魯迅曾經驚歎過中國人對同胞被宰割的麻木,現在中國人又經過中共無數次風聲鶴唳的政治運動的「鍛煉」,已經麻木到了極點,對同胞的血,不但沒有驚起,憤怒的表情,反倒有的是變態的竊喜,慶倖,雖然沒到咂嘴巴來忝的地步,也快了,好像久一點沒有聞到血腥味還會不自在。
摘取活體人體器官,在中國已經是很多人都知道的事,沒有什麼人覺得違反人道,開始可能小規模,做多了,做習慣了,醫生也不會覺得是殺人了。

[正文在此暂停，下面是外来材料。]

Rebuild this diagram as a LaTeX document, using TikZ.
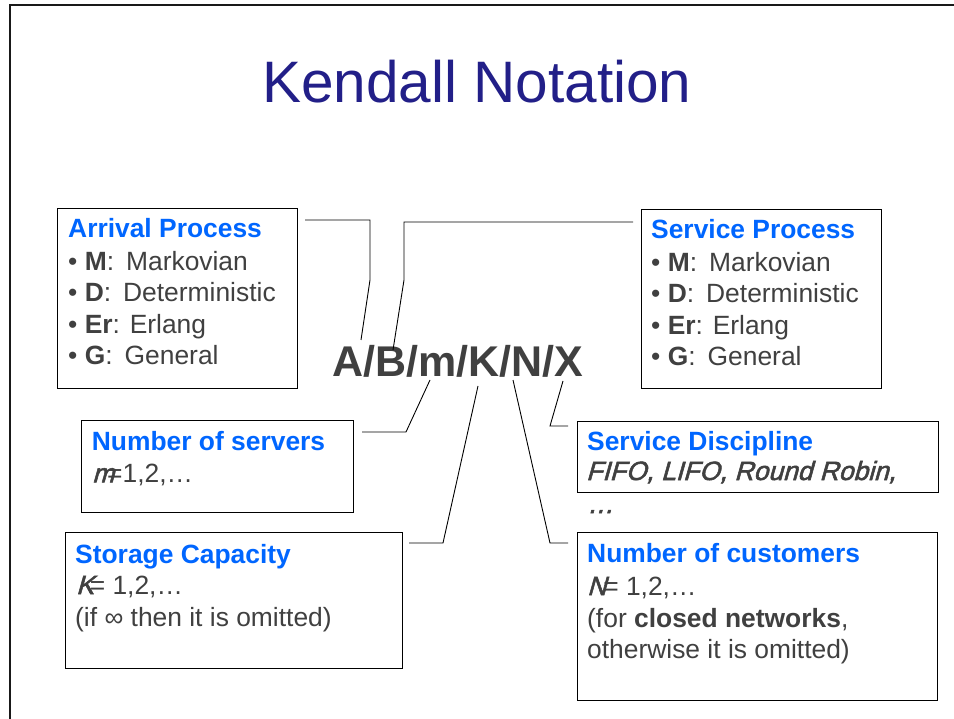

作為一個審核員,我曾經到一個很有名的部隊醫院去審核,看到醫院附近的大看板到處都是「換心臟23萬」「換肝藏18萬」腎移植..., 我就問陪同的醫院領導,你們哪裡來的供體,他毫不猶豫地說,大部分是死刑犯,軍隊有便利條件,他還說他們沒有另一個同城市的軍隊醫院拿到的供體多,因為他們動手的早了,掙了很多錢。我還問他們這樣做是不是合法的,他不以為然地說,這沒什麼不合法的,中國沒有給死刑犯人權,還輪不到他們。 而且法律也規定了可以利用死刑的屍體作器官移植。
我只能說我也麻木了,當時我並沒有多想,他所指的死刑犯,我只是推想成殺人犯之類的刑事罪犯,我沒有多想, 怎麼可能有這麼多的死囚。
當我看到蘇家屯集中營的真相,我突然明白了,他們的供體,竟是無辜的法輪功的修煉者。 天那,我們真的麻木不仁,真的沒有想過那是無數無辜的平民百姓,被兇殘地滅絕人性地宰割,貼著治病救人的標籤,醫生,這個神聖職業,在專制體制下, 隨時都可能變成殺人的工具。
人們的麻木是如此可怕,我想納粹時代也不過如此,活生生的人消失了,無影無蹤,沒有人知道他們去了那裏,人們好像他們從來沒有存在過,歡呼,「和諧社會」,就是不要呐喊,不要哭泣,帶著麻木的微笑,和魔鬼,殺人犯共建「和諧」。
我有一次在餐桌上,聽一個警察大講他在交通事故的現場,常常可以聞到人肉的香味,他一邊津津樂道,一邊大口吃著大閘蟹。我悄悄地看滿桌的食客,都是麻木地笑,麻木地附和,我想起了魯迅小說《人血饅頭》,現在的華小拴們,已經不僅僅要吃沾人血的饅頭,還要吃人肉了!